I’ve never been very good with closure. Classtime runs out, we can be in the middle of a discussion, folk need to go to their next class, and I’ll just blurt out, all uncouth, well, yall, it’s time to go. And that will be the end of it. No synthesis, no last words of encouragement, no group hug. I can’t synthesize when I am still processing; and I’m not Jerry Springer with a final public service announcement. After 20 years of teaching, you’d think I would have found some solutions but I have not been able to succeed at any attempt. Maybe I just don’t think serious issues are easily resolved with dialogue alone or I am resisting the simple, Western rush to solutions and conclusions to complex issues. I no longer look for closure at the end of a class. I do put a lot of thought into the first days and weeks of my classes, but I’m not good at going out with a bang on the last day.
When I was teaching at a small college in Brooklyn, I learned the importance of the last day though. Students in an African American children’s literature class inspired me. My plan was simple: let’s eat together on the last day and share what we have done for final projects. That’s it. Nice and simple. Well, they turnt it up and out. They brought in trays, and I mean TRAYYYYS of food. Their kids came too and told us what they liked about the literature (this was a Friday evening class of 39 women and 2 men, all of whom were thirty years old and above.) And my favorite part, of course, was the special corner, far away from the kids, that was for grown-ups only: a maxi-bar that featured a bottle of rum from what seemed like every country in the Caribbean. I made many trips to that special corner. That’s a class that I remember fondly, I can still see each face in my mind’s eyes. It’s the same for the students who did the assembly/performance with their families attending or the students with their curriculum showcases when I was a teacher educator. You can’t really predict this though. Sometimes students are as dull and dry as wheat thins; other times, they are PURE FIRE. My point is that the last class should do something, you should feel the weight of the time that you spent together, you should feel like you have been somewhere together. I no longer assume I can achieve that; students have to do that for and with one another.
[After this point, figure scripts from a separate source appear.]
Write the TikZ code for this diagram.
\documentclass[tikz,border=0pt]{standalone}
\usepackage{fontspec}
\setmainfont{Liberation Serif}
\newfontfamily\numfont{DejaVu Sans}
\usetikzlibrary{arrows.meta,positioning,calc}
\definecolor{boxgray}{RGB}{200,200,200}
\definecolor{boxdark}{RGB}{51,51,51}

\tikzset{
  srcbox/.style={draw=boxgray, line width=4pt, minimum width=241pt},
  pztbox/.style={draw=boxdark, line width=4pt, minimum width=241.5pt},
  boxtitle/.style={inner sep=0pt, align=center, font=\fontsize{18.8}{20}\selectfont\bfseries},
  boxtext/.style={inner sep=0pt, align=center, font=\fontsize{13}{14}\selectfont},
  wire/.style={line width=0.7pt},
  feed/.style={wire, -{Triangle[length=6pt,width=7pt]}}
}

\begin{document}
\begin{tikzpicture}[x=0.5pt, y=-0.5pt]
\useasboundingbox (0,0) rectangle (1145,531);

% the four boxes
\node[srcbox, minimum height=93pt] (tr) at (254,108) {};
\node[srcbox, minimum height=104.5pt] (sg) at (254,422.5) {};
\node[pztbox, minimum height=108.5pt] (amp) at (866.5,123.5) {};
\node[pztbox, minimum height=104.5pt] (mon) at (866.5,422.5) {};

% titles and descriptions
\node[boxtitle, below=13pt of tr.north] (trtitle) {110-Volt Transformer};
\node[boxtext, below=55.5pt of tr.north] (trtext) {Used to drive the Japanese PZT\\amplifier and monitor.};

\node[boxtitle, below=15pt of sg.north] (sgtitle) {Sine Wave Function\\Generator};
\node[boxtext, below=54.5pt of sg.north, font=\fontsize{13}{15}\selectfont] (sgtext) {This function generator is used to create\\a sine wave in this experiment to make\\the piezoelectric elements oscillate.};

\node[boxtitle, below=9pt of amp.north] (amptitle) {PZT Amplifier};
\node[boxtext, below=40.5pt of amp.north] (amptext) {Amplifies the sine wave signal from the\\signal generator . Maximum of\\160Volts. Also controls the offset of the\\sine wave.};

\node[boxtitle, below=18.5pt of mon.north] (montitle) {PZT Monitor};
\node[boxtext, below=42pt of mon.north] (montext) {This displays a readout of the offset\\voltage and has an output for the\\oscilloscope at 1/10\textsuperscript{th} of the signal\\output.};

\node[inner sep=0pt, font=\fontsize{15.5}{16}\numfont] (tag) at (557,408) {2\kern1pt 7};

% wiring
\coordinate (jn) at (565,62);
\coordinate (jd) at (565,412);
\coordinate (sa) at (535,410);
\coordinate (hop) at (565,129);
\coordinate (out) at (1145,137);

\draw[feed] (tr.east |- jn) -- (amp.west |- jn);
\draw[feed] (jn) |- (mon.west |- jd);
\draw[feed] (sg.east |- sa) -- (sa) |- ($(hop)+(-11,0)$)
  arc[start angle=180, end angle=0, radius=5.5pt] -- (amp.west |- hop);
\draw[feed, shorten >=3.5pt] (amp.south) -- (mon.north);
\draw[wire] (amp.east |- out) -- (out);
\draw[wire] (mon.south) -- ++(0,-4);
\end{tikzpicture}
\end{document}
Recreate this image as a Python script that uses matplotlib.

Today, however, I thought I would be compelling and close the semester with my favorite thank you speech. I would use black women’s audacity when even saying thank you to thank my class, as if it were me talking to them. I am talking about En Vogue. Instead of walking up to the stage at the 1990 Billboard Awards, all fake-surprised and theatrically-shocked that they won for their single, “Hold On,” these sistas knew they had this award and so they performed an acceptance speech that blew away the crowd– in the very style of the song that was being awarded. I don’t mean to suggest that I deserve the award En Vogue received, but I do feel like the semester was my own sort of award. I must admit that I was little impressed with myself. I had finally found a good-bye lesson plan… but then my little stuff got showed up real fast.
Today, anthologies were due. Anthologies are, well, just that. Students create mini-curricula for their colleagues using black women’s primary texts that exemplify some rhetorical practice or process. Instead of writing the traditional Western essay for this, they create an artifact that does the analysis. Last year, Fedaling made photocopies of texts written by black women, dipped them in tea, burned the edges, and then put them all in a well-worn, beat up piece of luggage. This luggage was supposed to represent the way the family kept its identity papers, papers that had been passed down to her from generations of black grandmothers about their history and lives. An opening letter explained the significance of each text and asked the viewer to add their own writing. Aysha used the same technique and put all of these papers in a decorated shoebox, to look like something she found under her mother’s bed. Celeste created a graphic novel of black supersheroes, “TEAM ABLE” [who consist of (A) Angela Davis, (B) Bessie Smith, (L) Lucy Wilmot Smith, and (E) Ella Baker]. These women do not fight traditional, individual villains. Instead, they fight silence, inaction, and unconsciousness! You get the picture here. I am what we call a visual learner so I have always leaned on multi-media projects in class. Sometimes you just have to mix up the writing assignments because that gets boring real fast for me. Plus, I can deduce my students’ understanding of black women’s history, black women’s rhetoric, and the connections they are making just as easily, if not more easily, with such 3D/multimedia artifacts as with any written exam or essay. This year was a first though— it was a project I had never seen.
Today, Caroline gave us a process. First, there was a collection of black women’s poems where black women discuss sexuality, their bodies; their right to love, live, and own themselves (the first image on this page). It is called “For Colored Girls!” There was an accompanying poster, now gifted to me, soon to be framed in my office (the second image on this page). The process continued with a red velvet cake with chocolate on the outside (the third image on this page). The cake was in the shape of a black woman’s torso, fully naked, demonized dark nipples in full tow, wrapped in chains (signifying too on the Swedish cake performance). Caroline cut the chains from the cake in front of all of us so that we could break this black woman free. She then offered us the inside and outside of this new black woman, ourselves.
It was the perfect closure with a group of students I will not likely forget! Like I said, the students themselves will do the work. I’m glad that I was able to listen to that first group of 39 women and 2 men who taught me this lesson many years ago.